GKI Analysis: This is why the 2026 budget is unsustainable
The Parliament adopted the 2026 “anti-war” budget, which, according to most analysts, contains unsustainable commitments and exaggerated macroeconomic expectations.
Fiscal discipline was sacrificed after 2019, and the domestic public deficit significantly exceeded the average of the V3 (Poland, Czech Republic, Slovakia) year after year. So the problem is only partly of external origin (global economic processes, energy prices). The 2025 and 2026 budgets also – despite prior promises – expect a deficit of over 3%, so the Maastricht criteria for the introduction of the euro are not the goal of economic policy. It is another matter whether even the planned deficit targets will be achieved.
Accrual balance of the Hungarian and V3 countries’ public finances (2025 and 2026: Planned by the Government)
Source: Eurostat and Parliament
A significant problem is that the government’s expectations for 2025 (on which the 2026 budget is based) are not based on reality either. While the budget expects economic growth of 2.5% this year, some experts are forecasting only 0.5%, while the GKI is forecasting 0.8%, with strong downside risks. Since the 2025 GDP will be significantly lower than planned, tax revenues will also fall short of expectations. All this puts the planned deficit for this year (3.9%), which the GKI estimates will be around 4.7%, into brackets.

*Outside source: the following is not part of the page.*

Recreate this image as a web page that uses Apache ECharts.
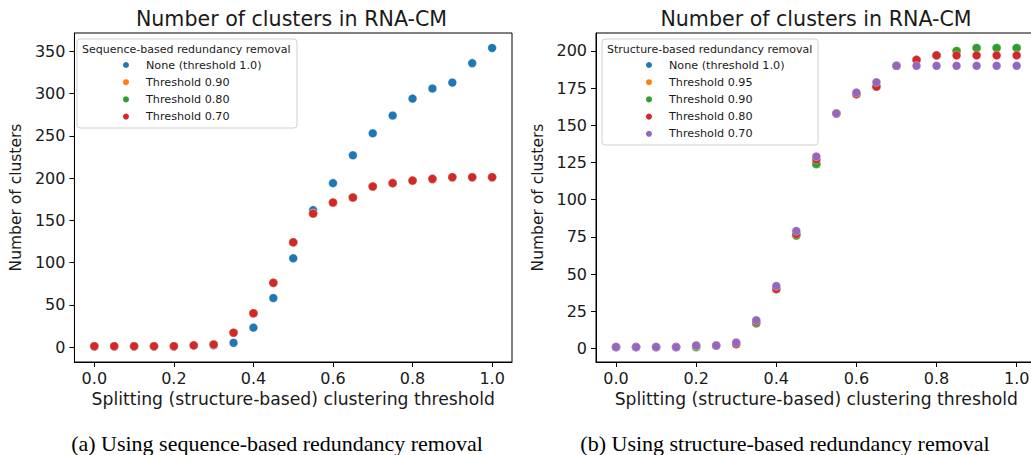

The budget expects growth of 4.1% and a deficit of 3.7% in 2026. The analyst consensus is much more pessimistic. The GKI – in line with the analyst consensus – expects a 2.5% growth, so we expect a further significant shortfall in tax revenue. The new factories (BMW, CATL, BYD, EVE Power) contribute significantly to the GDP growth, which in fact provide a modest increase in tax revenue, given the low specific domestic value added.